§ Written instruction
Search the records for the word "with" and pick out every line that has it.

§ Items
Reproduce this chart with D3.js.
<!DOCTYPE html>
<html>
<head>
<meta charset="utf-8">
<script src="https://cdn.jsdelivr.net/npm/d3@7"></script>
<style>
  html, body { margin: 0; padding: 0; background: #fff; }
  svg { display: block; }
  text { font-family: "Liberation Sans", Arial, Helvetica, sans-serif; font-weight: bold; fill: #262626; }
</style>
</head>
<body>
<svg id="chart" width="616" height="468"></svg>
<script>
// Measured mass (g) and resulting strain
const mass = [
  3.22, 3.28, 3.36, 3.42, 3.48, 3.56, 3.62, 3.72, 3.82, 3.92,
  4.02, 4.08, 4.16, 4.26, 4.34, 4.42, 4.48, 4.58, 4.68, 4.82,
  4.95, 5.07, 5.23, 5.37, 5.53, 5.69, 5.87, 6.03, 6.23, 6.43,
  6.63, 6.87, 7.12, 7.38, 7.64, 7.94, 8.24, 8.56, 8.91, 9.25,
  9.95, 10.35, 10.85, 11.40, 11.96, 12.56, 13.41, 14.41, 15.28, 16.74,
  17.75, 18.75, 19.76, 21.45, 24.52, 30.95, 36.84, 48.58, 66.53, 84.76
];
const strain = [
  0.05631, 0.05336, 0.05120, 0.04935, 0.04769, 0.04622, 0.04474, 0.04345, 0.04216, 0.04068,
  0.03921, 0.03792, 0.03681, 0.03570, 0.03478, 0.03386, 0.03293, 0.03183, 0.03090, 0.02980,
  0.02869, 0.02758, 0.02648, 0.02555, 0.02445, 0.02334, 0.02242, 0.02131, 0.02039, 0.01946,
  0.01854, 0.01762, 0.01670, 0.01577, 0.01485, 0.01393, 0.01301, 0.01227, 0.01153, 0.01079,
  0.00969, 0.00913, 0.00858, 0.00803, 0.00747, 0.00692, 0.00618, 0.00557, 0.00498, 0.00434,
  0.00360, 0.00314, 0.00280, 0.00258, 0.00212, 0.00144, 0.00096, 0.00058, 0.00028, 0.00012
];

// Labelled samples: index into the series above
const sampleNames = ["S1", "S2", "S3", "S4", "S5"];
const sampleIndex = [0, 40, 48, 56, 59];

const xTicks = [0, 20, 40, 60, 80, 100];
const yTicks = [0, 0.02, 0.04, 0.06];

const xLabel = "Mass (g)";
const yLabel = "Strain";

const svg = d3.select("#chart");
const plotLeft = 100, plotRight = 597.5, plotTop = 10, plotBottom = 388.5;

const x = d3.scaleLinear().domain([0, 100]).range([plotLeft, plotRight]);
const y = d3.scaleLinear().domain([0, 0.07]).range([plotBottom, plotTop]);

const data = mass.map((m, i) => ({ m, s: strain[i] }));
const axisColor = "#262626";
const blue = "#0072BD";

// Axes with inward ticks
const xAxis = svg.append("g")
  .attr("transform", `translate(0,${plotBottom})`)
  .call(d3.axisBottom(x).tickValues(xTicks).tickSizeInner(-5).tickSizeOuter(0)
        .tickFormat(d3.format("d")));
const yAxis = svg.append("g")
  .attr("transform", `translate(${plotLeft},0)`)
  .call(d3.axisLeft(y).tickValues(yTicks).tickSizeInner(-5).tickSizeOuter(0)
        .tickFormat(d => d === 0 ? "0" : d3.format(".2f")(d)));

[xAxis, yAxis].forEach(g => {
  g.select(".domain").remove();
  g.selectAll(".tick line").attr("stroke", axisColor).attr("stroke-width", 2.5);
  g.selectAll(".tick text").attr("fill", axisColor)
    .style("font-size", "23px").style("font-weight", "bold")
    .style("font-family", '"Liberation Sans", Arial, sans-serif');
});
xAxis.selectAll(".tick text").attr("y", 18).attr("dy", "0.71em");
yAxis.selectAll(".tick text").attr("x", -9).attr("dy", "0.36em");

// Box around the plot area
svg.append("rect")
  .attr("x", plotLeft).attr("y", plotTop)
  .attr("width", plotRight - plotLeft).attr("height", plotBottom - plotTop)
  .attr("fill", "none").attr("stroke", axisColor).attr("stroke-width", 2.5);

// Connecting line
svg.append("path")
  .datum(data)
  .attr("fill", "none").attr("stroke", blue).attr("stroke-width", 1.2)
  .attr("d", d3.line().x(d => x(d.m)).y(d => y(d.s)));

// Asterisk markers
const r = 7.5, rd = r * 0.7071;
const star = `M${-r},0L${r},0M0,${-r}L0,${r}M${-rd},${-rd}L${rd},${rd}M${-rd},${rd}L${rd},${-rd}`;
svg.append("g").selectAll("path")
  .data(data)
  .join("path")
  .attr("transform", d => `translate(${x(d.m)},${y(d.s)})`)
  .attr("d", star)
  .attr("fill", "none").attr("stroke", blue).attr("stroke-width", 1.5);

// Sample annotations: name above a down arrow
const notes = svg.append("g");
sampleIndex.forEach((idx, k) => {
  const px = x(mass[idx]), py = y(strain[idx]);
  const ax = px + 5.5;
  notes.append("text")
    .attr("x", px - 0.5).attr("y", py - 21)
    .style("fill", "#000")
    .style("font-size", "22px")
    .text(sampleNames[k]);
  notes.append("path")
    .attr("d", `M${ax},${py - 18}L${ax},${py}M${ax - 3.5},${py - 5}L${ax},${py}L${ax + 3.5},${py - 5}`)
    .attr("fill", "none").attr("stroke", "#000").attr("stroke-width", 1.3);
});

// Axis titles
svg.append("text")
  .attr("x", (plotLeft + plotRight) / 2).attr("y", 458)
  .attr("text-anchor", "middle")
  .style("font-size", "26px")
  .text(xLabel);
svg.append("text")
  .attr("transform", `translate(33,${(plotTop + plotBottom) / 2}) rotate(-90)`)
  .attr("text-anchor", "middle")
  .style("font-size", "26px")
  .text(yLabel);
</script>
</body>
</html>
...
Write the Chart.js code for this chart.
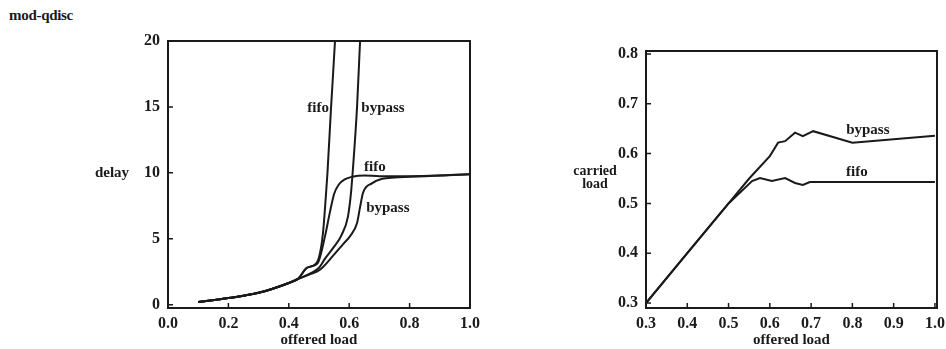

§ Exercise answer
Reproduce this chart with D3.js.
// Axes with inward ticks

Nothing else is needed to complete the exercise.